Configuration	LVIS AP	FG-OVD Hard	Explanation
V3Det only	27.6	25.3	Baseline
+ Attr-Aug Data	27.9 (+0.3)	30.3 (+5.0)	Automated supervision
+ VAW	28.5 (+0.6)	43.1 (+12.8)	Real attribute data impact
+ O365 & GoldG	40.4 (+11.9)	45.2 (+2.1)	Massive data for category-level
w/o SRA	28.5	40.8	Removing facet-based retrieval
w/ SRA (Full)	28.5	43.1 (+2.3)	Fine-grained improvement

Key Findings¶

SRA targets fine-grained needs: Adding SRA kept LVIS AP at 28.5 while boosting FG-OVD Hard from 40.8 to 43.1, confirming that single vectors suffice for categories, but multiple facets are required for fine-grained verification.
Real data outperforms synthetic: While automated data provided +5.0 mAP on FG-OVD Hard, real attribute data (VAW) provided +12.8 mAP, highlighting that explicit visual attribute supervision is the bottleneck.
Large detection sets primarily assist category levels: O365 & GoldG significantly boosted LVIS (+11.9) but only marginally improved FG-OVD Hard (+2.1).

Highlights & Insights¶

Differentiable Logic AND: The soft-min operator smoothly interpolates between "average" and "minimum," allowing the model to punish partial matches while maintaining stable gradient flow.
Progressive Query Conditioning: Initializing subsequent queries with previous results allows \(K\) facets to be complementary rather than redundant, yielding a stable +0.8 mAP gain.
Robust Pipeline: The "pure visual attribute + dual CLIP verification + higher than category score" filtering mechanism effectively mitigates LLM hallucinations and CLIP noise.

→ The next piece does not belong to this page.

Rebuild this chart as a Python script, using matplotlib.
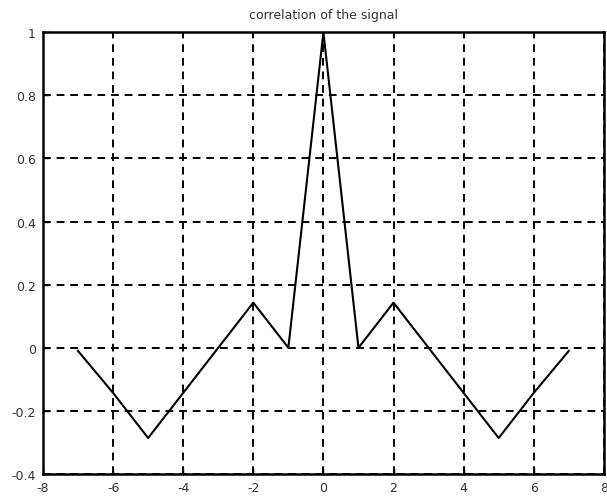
import matplotlib
matplotlib.use("Agg")
import matplotlib.pyplot as plt
import numpy as np

lags = [-7, -6, -5, -4, -3, -2, -1, 0, 1, 2, 3, 4, 5, 6, 7]
corr = [-0.01, -0.143, -0.286, -0.143, 0.0, 0.143, 0.0, 1.0, 0.0, 0.143, 0.0, -0.143, -0.286, -0.143, -0.01]
xticks = [-8, -6, -4, -2, 0, 2, 4, 6, 8]
yticks = [-0.4, -0.2, 0, 0.2, 0.4, 0.6, 0.8, 1]
yticklabels = ["-0.4", "-0.2", "0", "0.2", "0.4", "0.6", "0.8", "1"]

fig = plt.figure(figsize=(6.07, 5.02), dpi=100)
ax = fig.add_axes([0.0708, 0.0538, 0.924, 0.880])
ax.plot(lags, corr, color="black", linewidth=1.5)
ax.set_xlim(-8, 8)
ax.set_ylim(-0.4, 1)
ax.set_xticks(xticks)
ax.set_xticklabels([str(t) for t in xticks])
ax.set_yticks(yticks)
ax.set_yticklabels(yticklabels)
ax.grid(True, color="black", linestyle=(0, (4, 3)), linewidth=1.4)
ax.tick_params(direction="in", length=4, width=1, labelsize=9, colors="black", labelcolor="#333333", pad=5)
for s in ax.spines.values():
    s.set_linewidth(1.8)
ax.set_title("correlation of the signal", fontsize=9, pad=10, color="#333333")
fig.savefig("out.png", dpi=100)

Limitations & Future Work¶

The pipeline's reliance on LLM generation and CLIP verification is imperfect and can introduce bias or noise. Performance remains limited for rare or ambiguous attributes with subtle visual evidence.
The use of a fixed \(K=3\) might not be optimal for long descriptions with many attributes. Future work could investigate adaptive \(K\) or long-tail attribute reweighting.

vs HA-FGOVD / NoctOWL: Whereas previous works still fuse attributes into a single vector (allowing category signals to mask attribute violations), SRA-Det uses distinct facets and soft-min to ensure an "all-or-nothing" satisfaction.
vs GUIDED: GUIDED uses a three-stage pipeline (subject recognition, coarse detection, attribute discrimination). SRA-Det integrates multi-attribute consistency directly into the matching mechanism in an end-to-end fashion.
vs LLMDet / MM-GDINO: These focus on scaling category-level AP via MLLM fine-tuning. SRA-Det focuses on fine-grained precision, outperforming them significantly on attribute-heavy benchmarks.

Rating¶

Novelty: ⭐⭐⭐⭐ Introducing "multi-semantic facets + soft-min AND" to OVD is clear and effective.
Experimental Thoroughness: ⭐⭐⭐⭐ Coverage of LVIS/FG-OVD/OmniLabel plus extensive MLLM comparisons.
Writing Quality: ⭐⭐⭐⭐ Logical flow and clear coupling between formulas and diagrams.
Value: ⭐⭐⭐⭐ Addresses the coarse-to-fine gap in OVD with reusable matching and data paradigms.